The expiatory work of Christ which is sufficient for, adapted to and freely offered to all men, being presupposed, the question of questions is, How, by what agencies and on what conditions, is it effectually applied to any individual? The Scriptures make it plain that the condition of its effectual application is an act of faith, involving real spiritual repentance and the turning from sin and the acceptance and selfappropriation of Christ and of his redemption as the only remedy. But what will prompt a sinner in love with his sin, spiritually blind and callous, thus to repent and accept Christ as the cure of the sin he loves? The first movement cannot begin with man. The sinner of himself cannot really desire deliverance from sin; of himself he cannot appreciate the attractive beauty, loveliness or saving power of Christ. The dead man cannot spontaneously originate his own quickening, nor the creature his own creating, nor the infant his own begetting. Whatever man may do after regeneration, the first quickening of the dead must originate in the first instance with God. All Christians feel this as the most intimate conviction of their souls. Yet it involves necessarily this very doctrine of eternal predestination or election. If God begins the work, if our believing follows his quickening, then it is God, not man, who makes the difference between the quickened and the unquickened. If we believe, it is because we have been first quickened. If any man does not believe, it is because he is yet dead in his natural sin. God’s eternal choice therefore cannot depend upon foreseen faith, but, on the contrary, faith must depend upon God’s eternal choice.

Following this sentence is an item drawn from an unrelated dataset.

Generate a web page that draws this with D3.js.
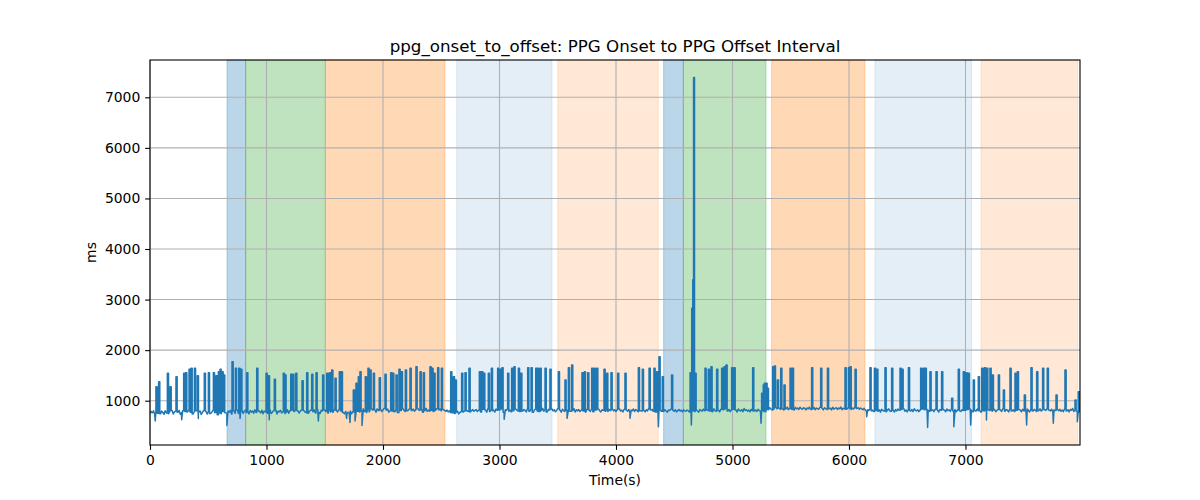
<!DOCTYPE html>
<html>
<head>
<meta charset="utf-8">
<script src="https://cdn.jsdelivr.net/npm/d3@7"></script>
<style>
  body { margin: 0; background: #fff; }
  text { font-family: "DejaVu Sans", sans-serif; }
</style>
</head>
<body>
<svg id="chart" width="1200" height="500"></svg>
<script>
/* ppg_onset_to_offset interval over the recording, with condition spans */
const title = 'ppg_onset_to_offset: PPG Onset to PPG Offset Interval'
const xLabel = 'Time(s)'
const yLabel = 'ms'

// baseline samples, one every baseStep seconds, starting at 0
const baseStep = 10
const baseValues = [
  742,788,761,799,735,776,807,752,783,740,795,768,731,802,757,786,744,791,763,805,
  738,781,796,749,772,808,733,764,799,751,787,726,779,803,745,770,792,737,784,760,
  801,743,775,797,729,768,806,752,789,736,781,798,747,772,810,739,765,794,721,783,
  756,802,741,788,815,763,747,796,772,809,738,785,803,754,778,817,745,791,766,804,
  749,792,818,761,783,739,806,774,797,752,820,768,744,801,787,759,812,741,795,777,
  808,753,789,821,746,772,803,760,816,738,794,779,811,757,783,742,805,769,822,751,
  799,764,815,747,786,823,770,801,755,792,818,741,808,777,763,826,752,794,812,768,
  781,817,759,804,828,772,749,811,795,763,821,786,806,754,832,778,799,767,815,790,
  808,776,824,752,797,815,769,743,788,731,772,758,794,737,781,749,765,726,790,754,
  776,823,797,841,784,812,769,835,801,779,846,815,788,827,771,839,804,792,830,783,
  819,845,790,812,836,774,803,828,797,850,781,816,839,768,825,806,793,842,810,787,
  831,799,818,847,776,808,835,791,822,780,844,812,796,837,773,826,803,849,789,815,
  792,838,811,784,829,805,843,777,818,834,799,771,824,808,786,815,779,801,767,790,
  762,781,748,773,790,739,768,785,754,779,796,762,801,787,812,776,804,823,791,808,
  824,786,811,839,779,802,830,794,817,771,841,806,788,826,799,813,776,834,809,792,
  818,785,837,801,773,822,809,846,790,814,781,829,803,768,838,812,795,821,784,830,
  797,826,808,779,842,815,789,831,801,770,818,836,793,812,784,827,806,848,791,819,
  803,775,829,814,790,837,798,822,781,808,845,792,816,771,830,805,787,823,810,796,
  832,789,815,806,841,778,821,799,826,785,812,839,794,808,773,828,803,817,788,835,
  809,782,826,815,792,838,801,776,821,810,847,793,816,784,829,805,773,836,798,820,
  787,823,806,840,795,812,778,831,804,818,790,827,772,815,801,836,789,824,809,781,
  826,803,794,837,812,780,821,799,845,786,814,829,791,808,775,833,802,776,818,790,
  811,788,823,797,774,816,805,831,783,809,792,820,778,804,826,795,812,781,818,800,
  789,815,803,776,821,794,830,808,785,819,797,773,825,810,791,834,802,780,816,806,
  828,794,817,780,839,806,791,824,812,778,833,801,819,787,842,809,796,827,783,815,
  802,831,789,818,776,836,810,795,824,783,845,807,820,792,813,780,829,803,838,797,
  818,787,829,804,791,824,799,812,783,826,848,821,862,835,817,859,830,871,843,826,
  855,829,866,840,818,852,837,874,823,849,861,832,845,815,868,838,854,826,872,843,
  830,861,846,819,857,838,873,825,850,834,866,821,855,842,828,869,836,851,817,860,
  845,826,864,839,853,818,871,833,848,862,827,856,840,875,822,851,836,867,829,858,
  842,867,825,853,836,871,819,848,860,831,856,838,822,849,817,790,823,805,834,798,
  815,787,828,806,841,793,819,774,832,808,797,825,782,816,838,801,789,827,811,776,
  823,799,836,812,785,828,804,846,791,817,779,830,808,793,825,786,842,810,797,821,
  784,816,803,838,795,821,777,829,811,790,844,806,819,783,831,798,814,775,826,809,
  792,827,810,781,835,803,818,789,841,812,796,824,778,815,833,800,787,822,806,829,
  811,784,826,797,839,815,780,822,808,793,835,801,818,776,828,811,795,843,804,787,
  819,803,836,790,814,827,782,808,831,797,820,785,842,806,793,825,811,779,833,816,
  798,822,787,840,809,793,826,814,780,831,803,817,791,838,806,778,823,812,795,829,
  810,785,827,802,838,796,819,781,824,808,843,790,815,799,832,776,821,805,788,826,
  803,830,791,817,784,836,808,795,822,779,827,811,846,787,814,800,772,809,781,812
]

// upward spikes [start time, ms, hold seconds (default spikeHold)]
const spikeHold = 10
const spikes = [
  [51,1278],[74,1376],[149,1541],[172,1278],[223,1475],[289,1541],[306,1554],[335,1620],
  [352,1640],[381,1640],[406,1495],[466,1541],[501,1554],[544,1554],[567,1495],[587,1574],
  [601,1620],[618,1574],[632,1508],[704,1772],[733,1640],[762,1640],[779,1620],[830,1554],
  [916,1640],[996,1541],[1016,1495],[1067,1423],[1144,1541],[1158,1508],[1208,1522],[1225,1522],
  [1251,1541],[1305,1396],[1345,1554],[1388,1522],[1425,1554],[1482,1508],[1517,1541],[1540,1554],
  [1560,1607],[1588,1442],[1625,1574],[1642,1574],[1745,1212],[1768,1344],[1788,1475],[1802,1574],
  [1848,1475],[1871,1640],[1888,1607],[1917,1541],[1968,1456],[2017,1522],[2066,1554],[2083,1541],
  [2112,1508],[2137,1620],[2157,1574],[2192,1607],[2232,1640],[2283,1673],[2318,1574],[2346,1554],
  [2403,1673],[2420,1640],[2437,1541],[2469,1653],[2501,1640],[2581,1574],[2604,1475],[2620,1409],
  [2675,1541],[2704,1554],[2738,1640],[2827,1574],[2847,1574],[2864,1541],[2904,1541],[2930,1640],
  [2984,1640],[3004,1620],[3021,1653],[3070,1541],[3104,1640],[3124,1673],[3162,1640],[3182,1541],
  [3242,1653],[3271,1653],[3311,1640],[3325,1640],[3348,1640],[3391,1640],[3433,1620],[3505,1574],
  [3562,1409],[3591,1653],[3619,1706],[3708,1554],[3728,1574],[3757,1554],[3791,1640],[3811,1640],
  [3834,1640],[3897,1620],[3920,1541],[3957,1554],[4014,1541],[4077,1541],[4192,1653],[4226,1620],
  [4284,1640],[4326,1640],[4349,1574],[4369,1870],[4397,1475],[4477,1508],
  [4636,1555,8],[4650,2830,8],[4659,3390,6],[4666,7392,8],[4680,1541,8],
  [4764,1640],[4792,1620],[4815,1673],[4864,1620],[4907,1640],[4927,1673],[4944,1706],[4993,1653],
  [5013,1653],[5173,1653],[5250,1146],[5264,1311,8],[5273,1344],[5287,1344],[5299,1245],
  [5345,1673],[5359,1686],[5385,1409],[5414,1640],[5442,1311],[5494,1640],[5514,1640],[5679,1653],
  [5757,1640],[5815,1640],[5966,1653],[5995,1653],[6009,1673],[6052,1620],[6180,1653],[6218,1640],
  [6238,1620],[6309,1653],[6366,1640],[6438,1640],[6455,1620],[6510,1653],[6615,1640],[6638,1640],
  [6654,1640],[6695,1574],[6747,1574],[6795,1574],[6881,1047],[6938,1620],[6981,1574],[7004,1554],
  [7024,1541],[7067,1409],[7110,1475],[7139,1640],[7162,1653],[7182,1640],[7210,1640],[7230,1508],
  [7282,1508],[7325,1212],[7382,1640],[7425,1541],[7445,1574],[7505,1113],[7562,1653],[7611,1574],
  [7662,1640],[7702,1640],[7777,1113],[7854,1607],[7940,1014],[7968,1179]
]

// downward dips [time, ms]
const dips = [
  [45,600],[272,625],[415,650],[660,510],[773,650],[1024,625],[1445,600],[1688,650],
  [1717,570],[1760,600],[1820,510],[3040,632],[3580,652],[4120,652],[4364,486],[4647,520],
  [5245,553],[6152,685],[6675,470],[6900,486],[7045,520],[7180,620],[7525,520],[7754,553],
  [7960,585]
]

// shaded condition spans
const bandStart = [661, 821, 1505, 2633, 3500, 4409, 4578, 5336, 6223, 7133]
const bandEnd   = [821, 1505, 2532, 3451, 4363, 4578, 5288, 6137, 7053, 7963]
const bandKind  = ['blue', 'green', 'orange', 'lightblue', 'lightorange',
                   'blue', 'green', 'orange', 'lightblue', 'lightorange']

const xMax = 7983
const xTicks = [0, 1000, 2000, 3000, 4000, 5000, 6000, 7000]
const yTicks = [1000, 2000, 3000, 4000, 5000, 6000, 7000]

const kindColor = {
  blue: ['#1f77b4', 0.3],
  green: ['#2ca02c', 0.3],
  orange: ['#ff7f0e', 0.3],
  lightblue: ['#1f77b4', 0.12],
  lightorange: ['#ff7f0e', 0.17]
}

const margin = { top: 60, right: 120, bottom: 55, left: 150 }
const width = 1200 - margin.left - margin.right
const height = 500 - margin.top - margin.bottom
const fontSize = 13.9
const tickLen = 4.86

// merge baseline, spikes and dips into one series; a spike rises straight
// from the baseline sample before it and drops back to the one after it
const holdOf = s => s[2] || spikeHold
const inSpike = t => spikes.some(s => t >= s[0] && t <= s[0] + holdOf(s))
const baseBefore = t => baseValues[Math.floor(t / baseStep)]
const baseAfter = t => baseValues[Math.min(baseValues.length - 1, Math.ceil(t / baseStep))]
const spikePts = spikes.flatMap(s => {
  const t0 = s[0], t1 = s[0] + holdOf(s)
  return [
    { t: t0, v: baseBefore(t0), o: 0 }, { t: t0, v: s[1], o: 1 },
    { t: t1, v: s[1], o: 2 }, { t: t1, v: baseAfter(t1), o: 3 }
  ]
})
const series = baseValues.map((v, i) => ({ t: i * baseStep, v: v, o: 0 }))
  .filter(d => !inSpike(d.t))
  .concat(spikePts)
  .concat(dips.map(d => ({ t: d[0], v: d[1], o: 0 })))
  .sort((a, b) => a.t - b.t || a.o - b.o)

const ext = d3.extent(series, d => d.v)
const pad = (ext[1] - ext[0]) * 0.05

const x = d3.scaleLinear().domain([0, xMax]).range([0, width])
const y = d3.scaleLinear().domain([ext[0] - pad, ext[1] + pad]).range([height, 0])

const svg = d3.select('#chart')
const g = svg.append('g')
  .attr('transform', `translate(${margin.left},${margin.top})`)

g.append('clipPath').attr('id', 'clip')
  .append('rect').attr('width', width).attr('height', height)

// spans
g.append('g').selectAll('rect')
  .data(bandStart.map((s, i) => ({ s: s, e: bandEnd[i], k: bandKind[i] })))
  .enter().append('rect')
  .attr('x', d => x(d.s))
  .attr('y', 0)
  .attr('width', d => x(d.e) - x(d.s))
  .attr('height', height)
  .attr('fill', d => kindColor[d.k][0])
  .attr('fill-opacity', d => kindColor[d.k][1])
  .attr('stroke', d => kindColor[d.k][0])
  .attr('stroke-opacity', d => kindColor[d.k][1])
  .attr('stroke-width', 1)

// grid
g.append('g').selectAll('line')
  .data(xTicks).enter().append('line')
  .attr('x1', d => x(d)).attr('x2', d => x(d))
  .attr('y1', 0).attr('y2', height)
  .attr('stroke', '#b0b0b0').attr('stroke-width', 1.1)
g.append('g').selectAll('line')
  .data(yTicks).enter().append('line')
  .attr('x1', 0).attr('x2', width)
  .attr('y1', d => y(d)).attr('y2', d => y(d))
  .attr('stroke', '#b0b0b0').attr('stroke-width', 1.1)

// signal
const line = d3.line().x(d => x(d.t)).y(d => y(d.v))
g.append('path')
  .datum(series)
  .attr('clip-path', 'url(#clip)')
  .attr('d', line)
  .attr('fill', 'none')
  .attr('stroke', '#1f77b4')
  .attr('stroke-width', 1.5)
  .attr('stroke-linejoin', 'round')

// axes
const xAxis = d3.axisBottom(x).tickValues(xTicks).tickFormat(d3.format('d'))
  .tickSize(tickLen).tickPadding(tickLen)
const yAxis = d3.axisLeft(y).tickValues(yTicks).tickFormat(d3.format('d'))
  .tickSize(tickLen).tickPadding(tickLen)

const gx = g.append('g').attr('transform', `translate(0,${height})`).call(xAxis)
const gy = g.append('g').call(yAxis)
;[gx, gy].forEach(a => {
  a.select('.domain').remove()
  a.selectAll('line').attr('stroke', '#000').attr('stroke-width', 1.1)
  a.selectAll('text').attr('fill', '#000').style('font-size', fontSize + 'px')
    .style('font-family', '"DejaVu Sans", sans-serif')
})

// spines
g.append('rect')
  .attr('width', width).attr('height', height)
  .attr('fill', 'none').attr('stroke', '#000').attr('stroke-width', 1.1)

// labels
svg.append('text')
  .attr('x', margin.left + width / 2).attr('y', 51.5)
  .attr('text-anchor', 'middle')
  .style('font-size', '16.7px')
  .text(title)

svg.append('text')
  .attr('x', margin.left + width / 2).attr('y', 485)
  .attr('text-anchor', 'middle')
  .style('font-size', fontSize + 'px')
  .text(xLabel)

svg.append('text')
  .attr('transform', `translate(96,${margin.top + height / 2}) rotate(-90)`)
  .attr('text-anchor', 'middle')
  .style('font-size', fontSize + 'px')
  .text(yLabel)
</script>
</body>
</html>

As between the man who believes in Christ and the man who finally rejects him, the source of the difference is put by the Pelagian entirely in the inalienable, unassisted power of the human will. All that can be said in the case is that the one man has accepted Christ because he chose to do so, and the other man has rejected Christ because he chose to do so. Each has acted as he has done in the unfettered and unfetterable exercise of the human will. But Pelagianism makes no room for original sin nor for the necessity of divine grace. It is diametrically opposed to the Scriptures, to the religious experience of all Christians, and it has been rejected as anti-Christian by the unanimous consent of the whole historic Church.

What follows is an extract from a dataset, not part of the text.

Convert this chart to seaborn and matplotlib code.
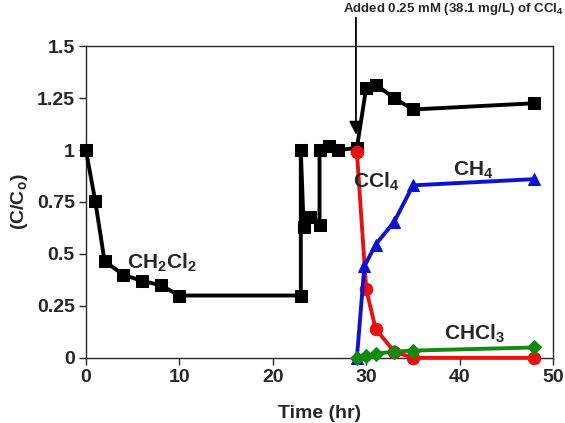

The Semi-Pelagian, admitting that man is morally sick, holds that every sinner must make the first movement God-ward spontaneously, in his own strength, after which, if his effort is sincere, however ineffectual, God will co-operate by his grace with him and make his effort successful. The Arminian, on the other hand, admitting that all men, being dead in trespasses and sins, are absolutely incapable of spontaneously originating any good desire or effort, yet holds that God gives the same sufficient grace to all men; and he makes the difference between the believer and the unbeliever to lie in the fact that the former co-operates, and thus renders the grace in his case effectual, and the other fails to co-operate with it, and thus renders it ineffectual. The Lutheran, who maintains that men are in such sense dead in sin that they are utterly unable to co-operate with grace before they have been themselves quickened to life by grace, yet makes the difference between the believer and the unbeliever to consist in the fact, that while no man can cooperate with grace previous to regeneration, every man is free to resist it. With the Lutheran, therefore, the believer is the non-resistant, the unbeliever is the resistant, subject of a common universal grace. The Calvinist, on the other hand, glorifies the free and sovereign grace of God by attributing to it alone all the efficiency in saving the believing sinner. It is God’s grace which makes the believer all he is. He feels this; of this at least he is absolutely sure. He is nothing more than a poor wandering sheep. The Good Shepherd has sought him out, found him and carried him back on his breast. In himself and of himself in his entire history he is no better than his fellow-men who are lost. It is only God’s free grace, therefore, which has made the difference. The faith he has cannot have been the precondition of God’s choice, but God’s choice must have been the precedent cause of his faith.
In this form of the doctrine, we did not first choose him, but he first chose us. This truth enters into all genuine Christian experience. It is of the essence of the universal Christian sentiment. It finds its expression in the sacred hymns and in the prayers of our fellow-Christians who call themselves Arminians, as it does in the prayers and hymns of those commonly styled Calvinists. All alike wrestle in prayer as if God’s grace determined the decision. All alike cry, “Make them willing, Ο God, in the day of thy power!” It is the common confession of all alike that it is God who in all things works in us to do, by “working in us to will, of his good pleasure.” All alike ascribe to him the prerogative of turning the hearts of men even as rivers of water are turned. All Christians with one voice cry, “Not unto us, Ο Lord, not unto us, but unto thy name give glory, for thy mercy and for thy truth’s sake.” In the theology of the heart all Christians are Calvinists; that is, all Christians ascribe all their salvation unto God. And this is the only form in which the doctrine of sovereign predestination should be insisted upon as of vital religious interest.